Behind its withdrawal is the national interest that has underpinned the Republican Party’s approach to the bodies of international politics under both Trump administrations. In its decision, the US cited UNESCO’s “globalist, ideological agenda for international development,” which the US argued in its statement is at odds with the country’s “America First” foreign policy.

It also described UNESCO’s inclusion of the state of Palestine as one of its member states as a “highly problematic” move that contributed to the proliferation of anti-Israel rhetoric within the organization, a stance echoed in Tel Aviv.

The US was the only party to abstain during Monday’s vote in Paris.

Doempke notes that it is true the body is now on the back foot, unable to be firm in taking actions to protect cultural heritage due to the imperative its founding convention places on multilateral consensus-building.

He argues the convention was drafted at a very different time, and is now decades out of date, in an era where sovereign decision-making has become king.

Gesturing to the huge shift in how countries approach the body, he gestures to an example: “Imagine: Gamal Abdel Nasser called UNESCO for help to save the Abu Simbel Temple.

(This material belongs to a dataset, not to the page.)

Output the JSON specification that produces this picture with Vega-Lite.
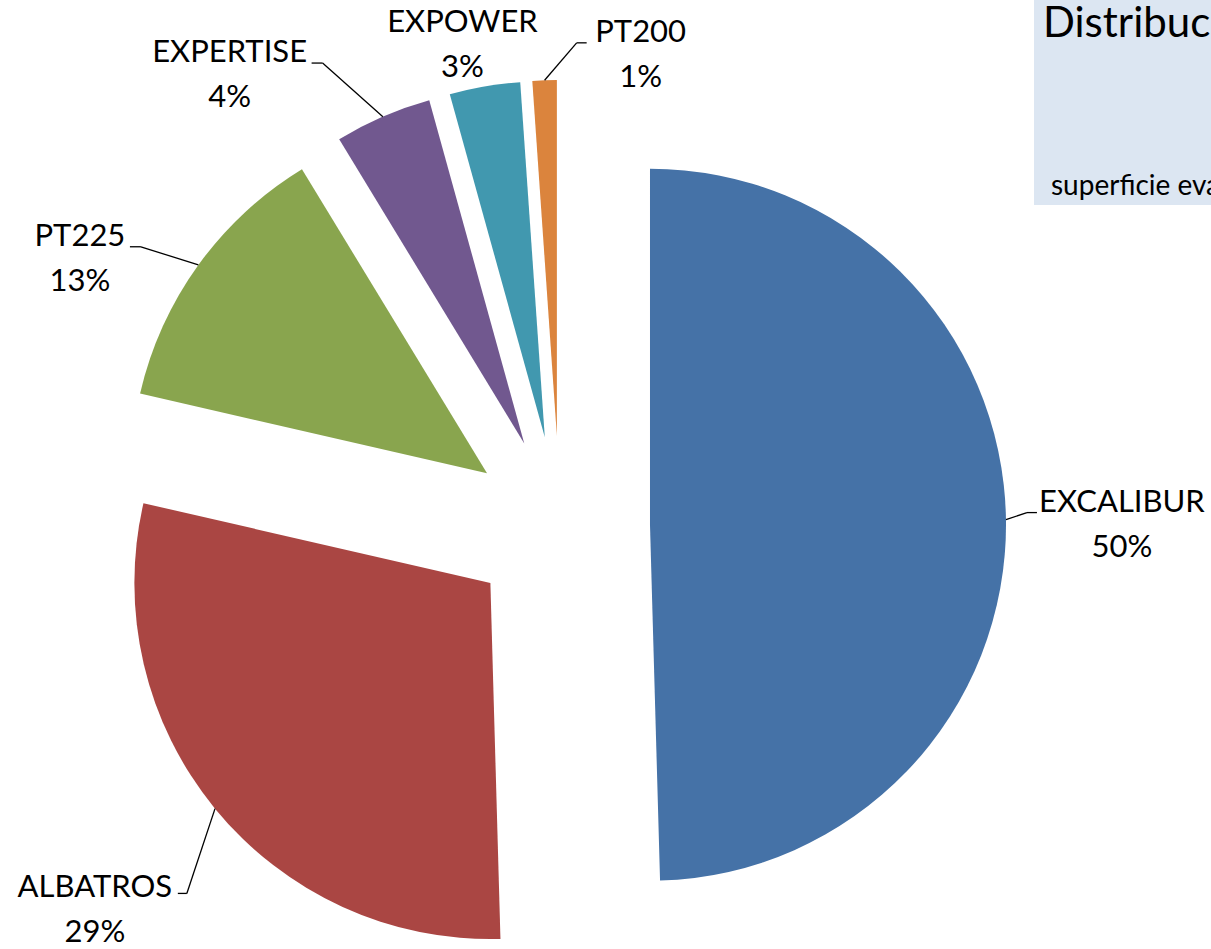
{
  "$schema": "https://vega.github.io/schema/vega-lite/v6.json",
  "width": 1120,
  "height": 846,
  "padding": {"left": 0, "top": 103, "right": 91, "bottom": 0},
  "autosize": {"type": "none"},
  "background": "white",
  "config": {"view": {"stroke": null}, "font": "Lato"},
  "data": {"values": [
    {"name": "EXCALIBUR", "share": 0.4955},
    {"name": "ALBATROS", "share": 0.2905},
    {"name": "PT225", "share": 0.127},
    {"name": "EXPERTISE", "share": 0.044},
    {"name": "EXPOWER", "share": 0.032},
    {"name": "PT200", "share": 0.011}
  ]},
  "layer": [
    {
      "data": {"values": [{"title": "Distribución", "subtitle": "superficie evaluada"}]},
      "mark": {"type": "rect", "color": "#DCE6F2"},
      "encoding": {"x": {"value": 1034}, "x2": {"value": 1230}, "y": {"value": -120}, "y2": {"value": 102}}
    },
    {
      "data": {"values": [{"title": "Distribución", "subtitle": "superficie evaluada"}]},
      "mark": {"type": "text", "align": "left", "baseline": "alphabetic", "fontSize": 42, "font": "Lato", "color": "#000000"},
      "encoding": {"x": {"value": 1043}, "y": {"value": -66}, "text": {"field": "title"}}
    },
    {
      "data": {"values": [{"title": "Distribución", "subtitle": "superficie evaluada"}]},
      "mark": {"type": "text", "align": "left", "baseline": "alphabetic", "fontSize": 28, "font": "Lato", "color": "#000000"},
      "encoding": {"x": {"value": 1051}, "y": {"value": 92}, "text": {"field": "subtitle"}}
    },
    {
      "mark": {
        "type": "arc",
        "radius": 356,
        "xOffset": {"expr": "90*sin(PI*(datum.share_start+datum.share_end))"},
        "yOffset": {"expr": "-90*cos(PI*(datum.share_start+datum.share_end))"}
      },
      "encoding": {
        "theta": {"field": "share", "type": "quantitative", "stack": true},
        "order": {"field": "share", "type": "quantitative", "sort": "descending"},
        "color": {
          "field": "name", "type": "nominal", "legend": null,
          "scale": {
            "domain": ["EXCALIBUR", "ALBATROS", "PT225", "EXPERTISE", "EXPOWER", "PT200"],
            "range": ["#4572A7", "#AA4643", "#89A54E", "#71588F", "#4198AF", "#DB843D"]
          }
        }
      }
    },
    {
      "mark": {
        "type": "text", "radius": 560, "fontSize": 31, "font": "Lato", "color": "#000000",
        "align": "center", "baseline": "middle",
        "dx": {"expr": "datum.name==='EXCALIBUR'?2:datum.name==='ALBATROS'?-32:datum.name==='PT225'?-26:datum.name==='EXPERTISE'?-108:datum.name==='EXPOWER'?-3:100"},
        "dy": {"expr": "(datum.name==='EXCALIBUR'?7:datum.name==='ALBATROS'?30:datum.name==='PT225'?61:datum.name==='EXPERTISE'?63:datum.name==='EXPOWER'?71:89)-22.5"}
      },
      "encoding": {
        "theta": {"field": "share", "type": "quantitative", "stack": true},
        "order": {"field": "share", "type": "quantitative", "sort": "descending"},
        "text": {"field": "name", "type": "nominal"}
      }
    },
    {
      "mark": {
        "type": "text", "radius": 560, "fontSize": 31, "font": "Lato", "color": "#000000",
        "align": "center", "baseline": "middle",
        "dx": {"expr": "datum.name==='EXCALIBUR'?2:datum.name==='ALBATROS'?-32:datum.name==='PT225'?-26:datum.name==='EXPERTISE'?-108:datum.name==='EXPOWER'?-3:100"},
        "dy": {"expr": "(datum.name==='EXCALIBUR'?7:datum.name==='ALBATROS'?30:datum.name==='PT225'?61:datum.name==='EXPERTISE'?63:datum.name==='EXPOWER'?71:89)+22.5"}
      },
      "encoding": {
        "theta": {"field": "share", "type": "quantitative", "stack": true},
        "order": {"field": "share", "type": "quantitative", "sort": "descending"},
        "text": {"field": "share", "type": "quantitative", "format": ".0%"}
      }
    },
    {
      "transform": [
        {"stack": "share", "groupby": [], "sort": [{"field": "share", "order": "descending"}], "as": ["s0", "s1"]},
        {"filter": "datum.name !== 'EXPOWER'"}
      ],
      "mark": {"type": "rule", "color": "#000000", "strokeWidth": 1.3},
      "encoding": {
        "x": {"value": {"expr": "width/2+446*sin(PI*(datum.s0+datum.s1))"}},
        "y": {"value": {"expr": "height/2-446*cos(PI*(datum.s0+datum.s1))"}},
        "x2": {"value": {"expr": "width/2+560*sin(PI*(datum.s0+datum.s1))+(datum.name==='EXCALIBUR'?-93:datum.name==='ALBATROS'?60:datum.name==='PT225'?35:datum.name==='EXPERTISE'?-15:36)"}},
        "y2": {"value": {"expr": "height/2-560*cos(PI*(datum.s0+datum.s1))+(datum.name==='EXCALIBUR'?-5.5:datum.name==='ALBATROS'?12.5:datum.name==='PT225'?48.5:datum.name==='EXPERTISE'?51:76.5)"}}
      }
    },
    {
      "transform": [
        {"stack": "share", "groupby": [], "sort": [{"field": "share", "order": "descending"}], "as": ["s0", "s1"]},
        {"filter": "datum.name !== 'EXPOWER'"}
      ],
      "mark": {"type": "rule", "color": "#000000", "strokeWidth": 1.3},
      "encoding": {
        "x": {"value": {"expr": "width/2+560*sin(PI*(datum.s0+datum.s1))+(datum.name==='EXCALIBUR'?-93:datum.name==='ALBATROS'?60:datum.name==='PT225'?35:datum.name==='EXPERTISE'?-15:36)"}},
        "y": {"value": {"expr": "height/2-560*cos(PI*(datum.s0+datum.s1))+(datum.name==='EXCALIBUR'?-5.5:datum.name==='ALBATROS'?12.5:datum.name==='PT225'?48.5:datum.name==='EXPERTISE'?51:76.5)"}},
        "x2": {"value": {"expr": "width/2+560*sin(PI*(datum.s0+datum.s1))+(datum.name==='EXCALIBUR'?-83:datum.name==='ALBATROS'?51:datum.name==='PT225'?24:datum.name==='EXPERTISE'?-26:46)"}},
        "y2": {"value": {"expr": "height/2-560*cos(PI*(datum.s0+datum.s1))+(datum.name==='EXCALIBUR'?-5.5:datum.name==='ALBATROS'?12.5:datum.name==='PT225'?48.5:datum.name==='EXPERTISE'?51:76.5)"}}
      }
    }
  ]
}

Rather than drowning the temple, he called the international community to help,” he says.

Outgoing UNESCO head and former French Culture Minister Audrey Azoulay has already taken measures to mitigate the impact of the funding shortfall, which is unlikely to be as severe as it was the first time Trump withdrew.

Can Enany Restore Credibility?

Enany, meanwhile, has said he will seek to cultivate good relations with all participating countries, mentioning specifically those “who didn’t vote.”

But Doempke cautions that at the funding level, supplementary financing from other countries would likely come from national voluntary contributions rather than the foundational statutory funding commitments.

Why does this matter? For Doempke, it’s that this alternative will allow states to exercise control over how the money is spent.

What we can guess of the outlook, says the World Heritage Watch chair, is that the core activities of UNESCO — heritage, education, and freedom of expression — may suffer against individual projects.